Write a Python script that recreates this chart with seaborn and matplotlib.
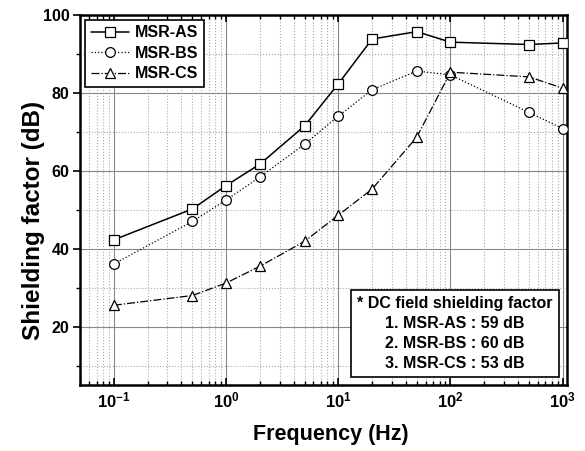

* * *

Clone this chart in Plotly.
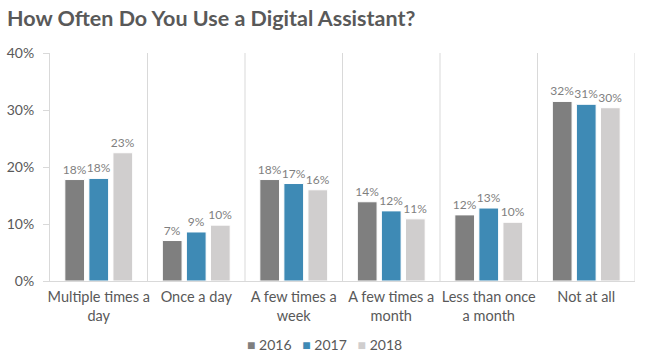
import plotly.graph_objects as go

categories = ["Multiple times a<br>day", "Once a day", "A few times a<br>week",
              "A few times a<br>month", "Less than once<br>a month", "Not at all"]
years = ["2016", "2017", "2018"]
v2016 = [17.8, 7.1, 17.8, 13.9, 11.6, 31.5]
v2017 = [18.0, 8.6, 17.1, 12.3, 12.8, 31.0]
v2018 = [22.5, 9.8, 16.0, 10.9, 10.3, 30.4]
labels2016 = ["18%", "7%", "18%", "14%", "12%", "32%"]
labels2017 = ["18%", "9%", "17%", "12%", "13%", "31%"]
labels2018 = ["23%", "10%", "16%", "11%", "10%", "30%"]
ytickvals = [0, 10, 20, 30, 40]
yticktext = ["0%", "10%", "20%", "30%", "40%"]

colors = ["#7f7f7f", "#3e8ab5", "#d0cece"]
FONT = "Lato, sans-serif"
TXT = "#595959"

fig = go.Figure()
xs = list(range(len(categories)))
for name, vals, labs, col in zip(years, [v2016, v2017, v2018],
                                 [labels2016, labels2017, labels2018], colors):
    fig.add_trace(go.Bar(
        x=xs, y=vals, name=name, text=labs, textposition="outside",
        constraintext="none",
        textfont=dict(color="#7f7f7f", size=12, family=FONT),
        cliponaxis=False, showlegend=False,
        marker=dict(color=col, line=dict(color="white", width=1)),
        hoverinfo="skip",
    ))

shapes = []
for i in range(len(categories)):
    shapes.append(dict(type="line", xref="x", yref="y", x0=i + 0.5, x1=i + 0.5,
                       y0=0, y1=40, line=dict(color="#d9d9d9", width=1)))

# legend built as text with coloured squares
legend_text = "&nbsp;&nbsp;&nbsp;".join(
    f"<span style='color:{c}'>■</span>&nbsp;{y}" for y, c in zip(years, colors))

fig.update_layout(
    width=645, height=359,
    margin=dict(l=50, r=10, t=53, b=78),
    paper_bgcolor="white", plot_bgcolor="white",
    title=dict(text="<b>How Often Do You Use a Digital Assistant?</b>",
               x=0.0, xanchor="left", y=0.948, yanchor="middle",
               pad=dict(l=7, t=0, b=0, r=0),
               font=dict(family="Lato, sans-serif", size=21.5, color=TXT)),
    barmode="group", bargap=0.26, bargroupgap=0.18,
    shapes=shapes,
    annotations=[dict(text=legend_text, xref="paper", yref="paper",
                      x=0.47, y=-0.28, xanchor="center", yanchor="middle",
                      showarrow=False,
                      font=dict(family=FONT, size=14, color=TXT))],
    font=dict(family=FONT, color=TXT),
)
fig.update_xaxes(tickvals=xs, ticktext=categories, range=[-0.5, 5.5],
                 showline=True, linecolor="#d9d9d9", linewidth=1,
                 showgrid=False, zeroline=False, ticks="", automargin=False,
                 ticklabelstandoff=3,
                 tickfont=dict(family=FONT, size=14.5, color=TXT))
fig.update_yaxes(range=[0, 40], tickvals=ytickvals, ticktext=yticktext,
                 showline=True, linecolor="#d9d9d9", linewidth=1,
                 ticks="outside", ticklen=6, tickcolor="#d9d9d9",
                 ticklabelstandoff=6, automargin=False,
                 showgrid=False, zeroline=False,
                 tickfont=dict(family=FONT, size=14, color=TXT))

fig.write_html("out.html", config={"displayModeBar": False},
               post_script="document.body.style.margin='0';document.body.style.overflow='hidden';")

---

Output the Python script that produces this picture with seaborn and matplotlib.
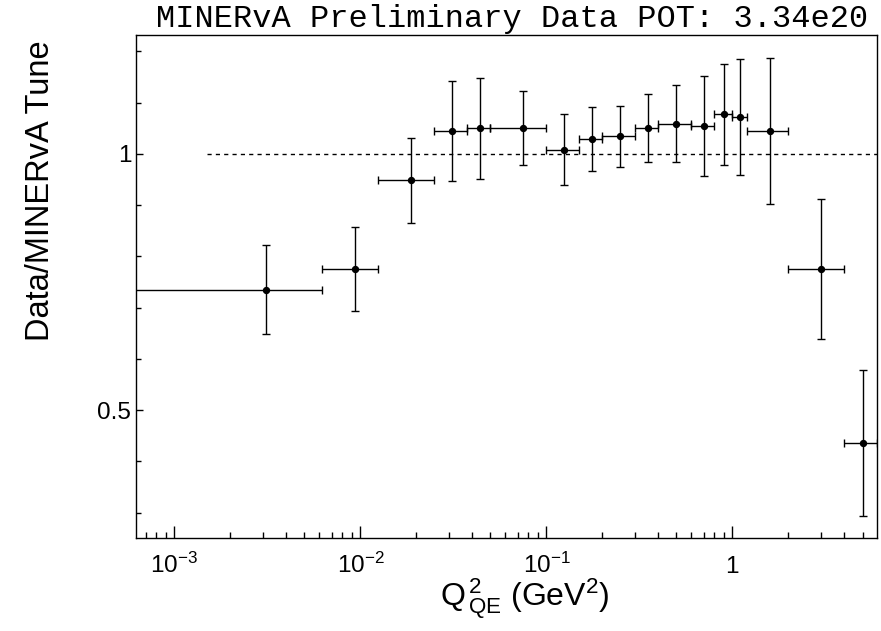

#### Written request
Repeat exactly, and only, the lines from the one containing "Clone this chart in Plotly." through the one containing "in zip(years, colors))", both included, without the pictures.

#### Problem solution
Clone this chart in Plotly.
import plotly.graph_objects as go

categories = ["Multiple times a<br>day", "Once a day", "A few times a<br>week",
              "A few times a<br>month", "Less than once<br>a month", "Not at all"]
years = ["2016", "2017", "2018"]
v2016 = [17.8, 7.1, 17.8, 13.9, 11.6, 31.5]
v2017 = [18.0, 8.6, 17.1, 12.3, 12.8, 31.0]
v2018 = [22.5, 9.8, 16.0, 10.9, 10.3, 30.4]
labels2016 = ["18%", "7%", "18%", "14%", "12%", "32%"]
labels2017 = ["18%", "9%", "17%", "12%", "13%", "31%"]
labels2018 = ["23%", "10%", "16%", "11%", "10%", "30%"]
ytickvals = [0, 10, 20, 30, 40]
yticktext = ["0%", "10%", "20%", "30%", "40%"]

colors = ["#7f7f7f", "#3e8ab5", "#d0cece"]
FONT = "Lato, sans-serif"
TXT = "#595959"

fig = go.Figure()
xs = list(range(len(categories)))
for name, vals, labs, col in zip(years, [v2016, v2017, v2018],
                                 [labels2016, labels2017, labels2018], colors):
    fig.add_trace(go.Bar(
        x=xs, y=vals, name=name, text=labs, textposition="outside",
        constraintext="none",
        textfont=dict(color="#7f7f7f", size=12, family=FONT),
        cliponaxis=False, showlegend=False,
        marker=dict(color=col, line=dict(color="white", width=1)),
        hoverinfo="skip",
    ))

shapes = []
for i in range(len(categories)):
    shapes.append(dict(type="line", xref="x", yref="y", x0=i + 0.5, x1=i + 0.5,
                       y0=0, y1=40, line=dict(color="#d9d9d9", width=1)))

# legend built as text with coloured squares
legend_text = "&nbsp;&nbsp;&nbsp;".join(
    f"<span style='color:{c}'>■</span>&nbsp;{y}" for y, c in zip(years, colors))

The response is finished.